Entries:
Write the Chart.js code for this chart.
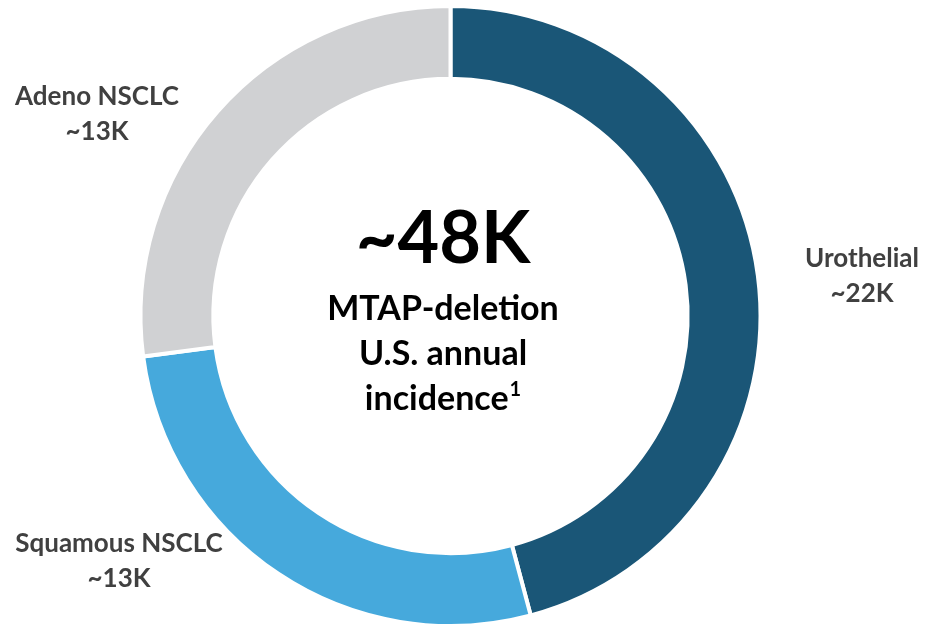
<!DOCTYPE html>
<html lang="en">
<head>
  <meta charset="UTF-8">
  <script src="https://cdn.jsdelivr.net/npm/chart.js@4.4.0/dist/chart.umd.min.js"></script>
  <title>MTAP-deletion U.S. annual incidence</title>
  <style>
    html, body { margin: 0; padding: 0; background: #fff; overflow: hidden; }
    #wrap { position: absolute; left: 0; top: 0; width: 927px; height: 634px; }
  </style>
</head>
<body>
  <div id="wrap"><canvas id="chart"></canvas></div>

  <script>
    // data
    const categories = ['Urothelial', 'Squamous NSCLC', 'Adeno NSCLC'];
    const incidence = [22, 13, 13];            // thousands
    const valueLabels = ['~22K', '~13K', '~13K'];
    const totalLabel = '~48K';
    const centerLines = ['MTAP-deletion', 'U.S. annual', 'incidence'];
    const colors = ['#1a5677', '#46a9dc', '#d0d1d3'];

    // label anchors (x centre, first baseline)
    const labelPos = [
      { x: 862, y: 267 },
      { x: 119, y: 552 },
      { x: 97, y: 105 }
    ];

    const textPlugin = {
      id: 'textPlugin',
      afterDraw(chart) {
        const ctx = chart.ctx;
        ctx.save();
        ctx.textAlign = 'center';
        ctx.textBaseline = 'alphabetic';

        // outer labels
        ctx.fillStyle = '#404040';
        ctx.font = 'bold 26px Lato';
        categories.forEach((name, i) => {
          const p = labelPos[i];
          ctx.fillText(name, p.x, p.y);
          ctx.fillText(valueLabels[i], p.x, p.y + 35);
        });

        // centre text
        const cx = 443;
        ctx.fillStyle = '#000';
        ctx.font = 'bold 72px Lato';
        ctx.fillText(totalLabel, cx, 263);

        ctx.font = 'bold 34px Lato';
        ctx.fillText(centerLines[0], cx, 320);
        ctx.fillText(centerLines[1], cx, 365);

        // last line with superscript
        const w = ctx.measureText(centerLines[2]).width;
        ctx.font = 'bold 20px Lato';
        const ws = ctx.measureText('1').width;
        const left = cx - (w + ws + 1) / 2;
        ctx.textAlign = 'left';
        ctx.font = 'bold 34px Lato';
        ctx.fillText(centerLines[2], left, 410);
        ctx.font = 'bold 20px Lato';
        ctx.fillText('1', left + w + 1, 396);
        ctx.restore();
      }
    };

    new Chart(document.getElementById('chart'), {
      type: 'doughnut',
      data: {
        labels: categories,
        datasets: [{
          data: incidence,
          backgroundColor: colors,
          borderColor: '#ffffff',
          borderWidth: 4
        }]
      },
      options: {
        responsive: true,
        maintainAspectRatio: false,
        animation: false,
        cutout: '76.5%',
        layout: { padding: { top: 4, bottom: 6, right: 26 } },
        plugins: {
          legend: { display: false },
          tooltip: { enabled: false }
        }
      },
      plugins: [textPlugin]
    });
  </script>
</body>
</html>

---

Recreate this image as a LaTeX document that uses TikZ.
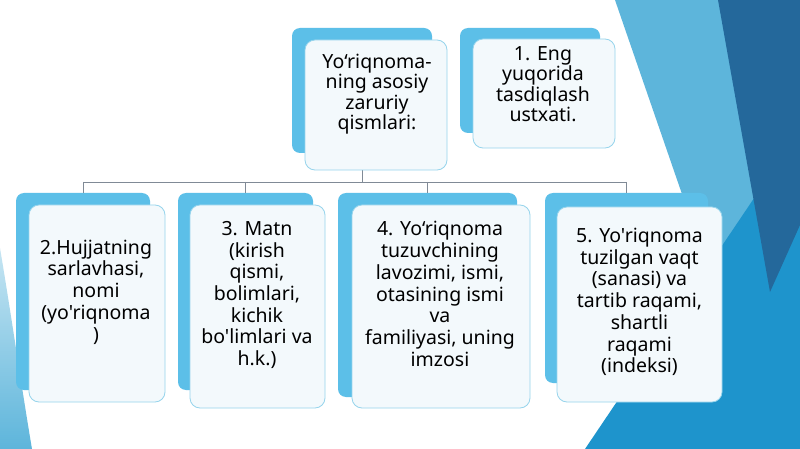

What you will do: Say how many lines hold the word "chart", giving the number and nothing else.

Exercise answer: 6